Under CFR terms, the risk of loss or damage transfers from the seller to the buyer once the goods are loaded on board the vessel at the port of origin. Consequently, if the cargo sustains damage during the main sea voyage, the financial loss is borne by the buyer. This underscores the critical need for the buyer to secure adequate marine insurance coverage for the shipment before it departs, as they hold the risk during transit.

Does CFR include unloading costs at the destination port?

Typically, a CFR agreement does not cover the costs associated with unloading the goods from the vessel at the destination port. The seller’s responsibility for freight costs concludes once the ship arrives. All subsequent charges, including Terminal Handling Charges (THC), unloading fees, import customs clearance, duties, and onward transportation, are the responsibility of the buyer unless explicitly stated otherwise in the sales contract. Clarity on this point is essential to prevent disputes.

As a buyer, what documents should I expect from the seller under CFR?

The seller must provide the buyer with several key documents to facilitate the transfer of goods. These include the commercial invoice, a detailed packing list, and the relevant export licences. Most importantly, the seller must provide a clean, negotiable transport document, typically an on-board Bill of Lading. This document is crucial as it allows the buyer to claim the goods from the shipping carrier upon arrival at the destination port and is required for import clearance.

Can the named port of destination in a CFR contract be in a different country than the buyer?
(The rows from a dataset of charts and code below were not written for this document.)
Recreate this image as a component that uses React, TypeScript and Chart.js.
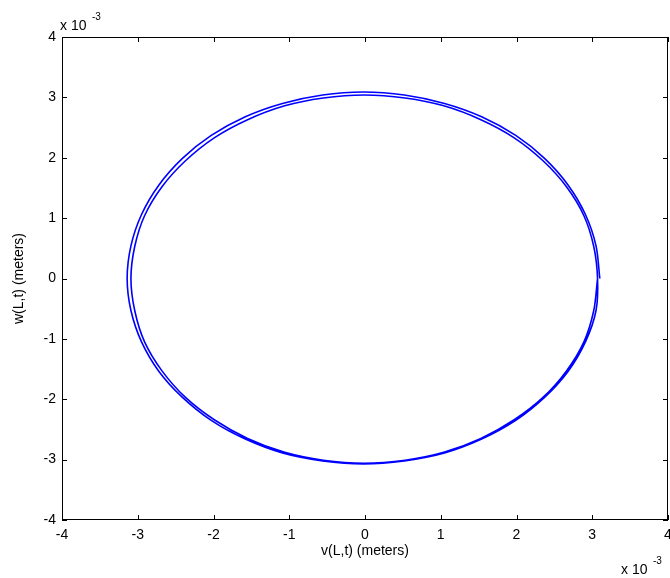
import { useEffect, useRef } from 'react';
import { Chart, registerables } from 'chart.js';

Chart.register(...registerables);

// tick labels (values in units of 1e-3 m)
const xTicks = [-4, -3, -2, -1, 0, 1, 2, 3, 4];
const yTicks = [-4, -3, -2, -1, 0, 1, 2, 3, 4];

// orbit v(L,t) (x 1e-3 m): outer lap then inner lap
const orbitV = [
  3.10, 3.05, 2.91, 2.68, 2.37, 1.99, 1.54, 1.05, 0.52, -0.02,
  -0.56, -1.09, -1.58, -2.03, -2.41, -2.72, -2.95, -3.09, -3.14,
  -3.09, -2.95, -2.72, -2.41, -2.03, -1.58, -1.09, -0.56, -0.02,
  0.52, 1.05, 1.54, 1.99, 2.37, 2.68, 2.91, 3.05,
  3.07, 3.02, 2.89, 2.66, 2.35, 1.97, 1.53, 1.04, 0.53, -0.01,
  -0.55, -1.06, -1.55, -1.99, -2.37, -2.68, -2.91, -3.04, -3.09,
  -3.04, -2.91, -2.68, -2.37, -1.99, -1.55, -1.06, -0.55, -0.01,
  0.53, 1.04, 1.53, 1.97, 2.35, 2.66, 2.89, 3.02, 3.07,
];
// orbit w(L,t) (x 1e-3 m)
const orbitW = [
  0.00, 0.54, 1.06, 1.55, 1.99, 2.37, 2.68, 2.90, 3.04, 3.09,
  3.04, 2.90, 2.68, 2.37, 1.99, 1.55, 1.06, 0.54, 0.00,
  -0.53, -1.05, -1.54, -1.97, -2.35, -2.66, -2.89, -3.02, -3.07,
  -3.02, -2.89, -2.66, -2.35, -1.97, -1.54, -1.05, -0.53,
  0.00, 0.53, 1.04, 1.52, 1.95, 2.33, 2.63, 2.86, 2.99, 3.04,
  2.99, 2.86, 2.63, 2.33, 1.95, 1.52, 1.04, 0.53, 0.00,
  -0.53, -1.05, -1.53, -1.97, -2.34, -2.65, -2.88, -3.01, -3.06,
  -3.01, -2.88, -2.65, -2.34, -1.97, -1.53, -1.05, -0.53, 0.00,
];

const FONT = '"Liberation Sans", Arial, Helvetica, sans-serif';
const FS = 14;

const boxPlugin = {
  id: 'matlabBox',
  afterDraw(chart: any) {
    const { ctx, chartArea: a, scales } = chart;
    const xs = scales.x;
    const ys = scales.y;
    ctx.save();
    ctx.strokeStyle = '#000';
    ctx.lineWidth = 1;
    ctx.strokeRect(a.left + 0.5, a.top + 0.5, a.right - a.left - 1, a.bottom - a.top - 1);
    const tl = 5;
    ctx.beginPath();
    xTicks.forEach((v) => {
      const px = Math.round(xs.getPixelForValue(v)) + 0.5;
      ctx.moveTo(px, a.bottom);
      ctx.lineTo(px, a.bottom - tl);
      ctx.moveTo(px, a.top);
      ctx.lineTo(px, a.top + tl);
    });
    yTicks.forEach((v) => {
      const py = Math.round(ys.getPixelForValue(v)) + 0.5;
      ctx.moveTo(a.left, py);
      ctx.lineTo(a.left + tl, py);
      ctx.moveTo(a.right, py);
      ctx.lineTo(a.right - tl, py);
    });
    ctx.stroke();
    // exponent labels
    ctx.fillStyle = '#000';
    ctx.textBaseline = 'alphabetic';
    ctx.textAlign = 'left';
    ctx.font = `${FS}px ${FONT}`;
    ctx.fillText('x 10', 60, 30);
    ctx.font = `10px ${FONT}`;
    ctx.fillText('-3', 92, 20);
    ctx.font = `${FS}px ${FONT}`;
    ctx.fillText('x 10', 621, 574);
    ctx.font = `10px ${FONT}`;
    ctx.fillText('-3', 653, 564);
    ctx.restore();
  },
};

export default function App() {
  const ref = useRef<HTMLCanvasElement>(null);
  useEffect(() => {
    if (!ref.current) return;
    const points = orbitV.map((v, i) => ({ x: v, y: orbitW[i] }));
    const chart = new Chart(ref.current, {
      type: 'scatter',
      data: {
        datasets: [
          {
            data: points,
            showLine: true,
            borderColor: '#0000ff',
            borderWidth: 1.6,
            pointRadius: 0,
            tension: 0.3,
            fill: false,
          },
        ],
      },
      options: {
        animation: false,
        responsive: false,
        devicePixelRatio: 1,
        layout: { padding: { top: 37, right: 2, left: 0, bottom: 0 } },
        plugins: { legend: { display: false }, tooltip: { enabled: false } },
        scales: {
          x: {
            type: 'linear',
            min: -4,
            max: 4,
            afterBuildTicks: (s: any) => {
              s.ticks = xTicks.map((v) => ({ value: v }));
            },
            afterFit: (s: any) => {
              s.height = 58;
              s.paddingLeft = 0;
              s.paddingRight = 0;
            },
            grid: { display: false, drawTicks: false },
            border: { display: false },
            ticks: {
              padding: 7,
              color: '#000',
              font: { size: FS, family: FONT },
              maxRotation: 0,
              autoSkip: false,
            },
            title: {
              display: true,
              text: 'v(L,t) (meters)',
              color: '#000',
              font: { size: FS, family: FONT },
              padding: { bottom: 18, top: 0 },
            },
          },
          y: {
            type: 'linear',
            min: -4,
            max: 4,
            afterBuildTicks: (s: any) => {
              s.ticks = yTicks.map((v) => ({ value: v }));
            },
            afterFit: (s: any) => {
              s.width = 62;
              s.paddingTop = 0;
              s.paddingBottom = 0;
            },
            grid: { display: false, drawTicks: false },
            border: { display: false },
            ticks: {
              padding: 6,
              color: '#000',
              font: { size: FS, family: FONT },
              autoSkip: false,
            },
            title: {
              display: true,
              text: 'w(L,t) (meters)',
              color: '#000',
              font: { size: FS, family: FONT },
              padding: { top: 11, bottom: 0 },
            },
          },
        },
      },
      plugins: [boxPlugin],
    });
    return () => chart.destroy();
  }, []);
  return (
    <canvas
      ref={ref}
      width={670}
      height={578}
      style={{ position: 'fixed', left: 0, top: 0, width: 670, height: 578, background: '#fff' }}
    />
  );
}
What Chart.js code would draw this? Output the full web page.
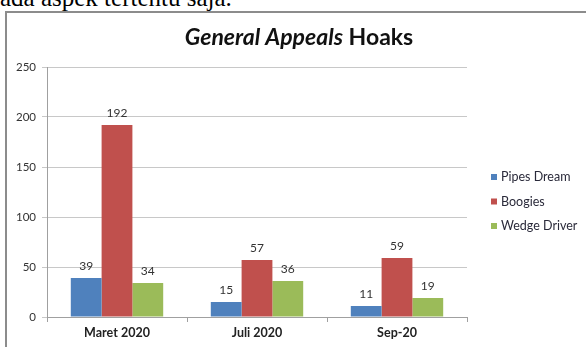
<!DOCTYPE html>
<html>
<head>
<meta charset="utf-8">
<script src="https://cdn.jsdelivr.net/npm/chart.js@4"></script>
<style>
  body { margin: 0; background: #fff; width: 586px; height: 347px; overflow: hidden; position: relative; }
  #above { position: absolute; left: 0; top: -17px; font: 25px/30px "Liberation Serif", serif; color: #000; white-space: nowrap; }
  #frame { position: absolute; left: 5px; top: 11px; width: 620px; height: 400px; border: 2px solid #8c8c8c; box-sizing: border-box; background: #fff; }
  #chart { position: absolute; left: 0; top: 0; }
</style>
</head>
<body>
<div id="above">ada aspek tertentu saja.</div>
<div id="frame"></div>
<canvas id="chart" width="586" height="347"></canvas>
<script>
// Data
var categories = ['Maret 2020', 'Juli 2020', 'Sep-20'];
var seriesNames = ['Pipes Dream', 'Boogies', 'Wedge Driver'];
var pipesDream = [39, 15, 11];
var boogies = [192, 57, 59];
var wedgeDriver = [34, 36, 19];
var yTicks = [0, 50, 100, 150, 200, 250];
var colors = ['#4f81bd', '#c0504d', '#9bbb59'];

var FONT = 'Lato, "Liberation Sans", sans-serif';

// title with italic part
var titlePlugin = {
    id: 'mixedTitle',
    afterDraw: function (chart) {
        var ctx = chart.ctx;
        var partA = 'General Appeals';
        var partB = ' Hoaks';
        ctx.save();
        ctx.fillStyle = '#111';
        ctx.textBaseline = 'alphabetic';
        ctx.font = 'italic bold 23px ' + FONT;
        var wA = ctx.measureText(partA).width;
        ctx.font = 'bold 23px ' + FONT;
        var wB = ctx.measureText(partB).width;
        var x = 299 - (wA + wB) / 2;
        ctx.font = 'italic bold 23px ' + FONT;
        ctx.fillText(partA, x, 45);
        ctx.font = 'bold 23px ' + FONT;
        ctx.fillText(partB, x + wA, 45);
        ctx.restore();
    }
};

// value labels above bars
var valueLabels = {
    id: 'valueLabels',
    afterDatasetsDraw: function (chart) {
        var ctx = chart.ctx;
        ctx.save();
        ctx.font = '12px ' + FONT;
        ctx.fillStyle = '#333';
        ctx.textAlign = 'center';
        ctx.textBaseline = 'alphabetic';
        chart.data.datasets.forEach(function (ds, i) {
            chart.getDatasetMeta(i).data.forEach(function (bar, j) {
                ctx.fillText(ds.data[j], bar.x, bar.y - 8);
            });
        });
        ctx.restore();
    }
};

// legend on the right
var sideLegend = {
    id: 'sideLegend',
    afterDraw: function (chart) {
        var ctx = chart.ctx;
        ctx.save();
        ctx.font = '12.5px ' + FONT;
        ctx.textBaseline = 'middle';
        chart.data.datasets.forEach(function (ds, i) {
            var y = 177 + i * 24.5;
            ctx.fillStyle = ds.backgroundColor;
            ctx.fillRect(491, y - 3, 6, 6);
            ctx.fillStyle = '#2a2a3a';
            ctx.fillText(ds.label, 501, y);
        });
        ctx.restore();
    }
};

var ctx = document.getElementById('chart').getContext('2d');
var chart = new Chart(ctx, {
    type: 'bar',
    data: {
        labels: categories,
        datasets: [
            { label: seriesNames[0], data: pipesDream, backgroundColor: colors[0] },
            { label: seriesNames[1], data: boogies, backgroundColor: colors[1] },
            { label: seriesNames[2], data: wedgeDriver, backgroundColor: colors[2] }
        ]
    },
    options: {
        responsive: false,
        animation: false,
        layout: { padding: { left: 0, right: 119, top: 67, bottom: 0 } },
        datasets: { bar: { barPercentage: 1, categoryPercentage: 0.66 } },
        plugins: {
            legend: { display: false },
            title: { display: false },
            tooltip: { enabled: false }
        },
        scales: {
            x: {
                offset: true,
                grid: { offset: true, drawOnChartArea: false, drawTicks: true, tickLength: 5, color: '#a0a0a0' },
                border: { display: true, color: '#a0a0a0' },
                ticks: { padding: 3, color: '#222', font: { family: FONT, size: 12.5, weight: 'bold' } },
                afterFit: function (scale) { scale.height = 30; }
            },
            y: {
                min: 0,
                max: 250,
                afterBuildTicks: function (scale) {
                    scale.ticks = yTicks.map(function (v) { return { value: v }; });
                },
                grid: { color: '#c8c8c8', tickLength: 5, drawTicks: true },
                border: { display: true, color: '#a0a0a0' },
                ticks: { padding: 6, color: '#333', font: { family: FONT, size: 11.5 } },
                afterFit: function (scale) { scale.width = 47; }
            }
        }
    },
    plugins: [titlePlugin, valueLabels, sideLegend]
});
</script>
</body>
</html>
Yes, the named port of destination under a CFR contract can be in a different country from the buyer’s location. The Incoterm specifies the port to which the seller must pay freight charges. For instance, a UK-based buyer could purchase goods under a “CFR Port of Antwerp, Belgium” agreement. The buyer would then be responsible for arranging and paying for the customs clearance in Belgium and the subsequent onward transport to their final destination in the United Kingdom.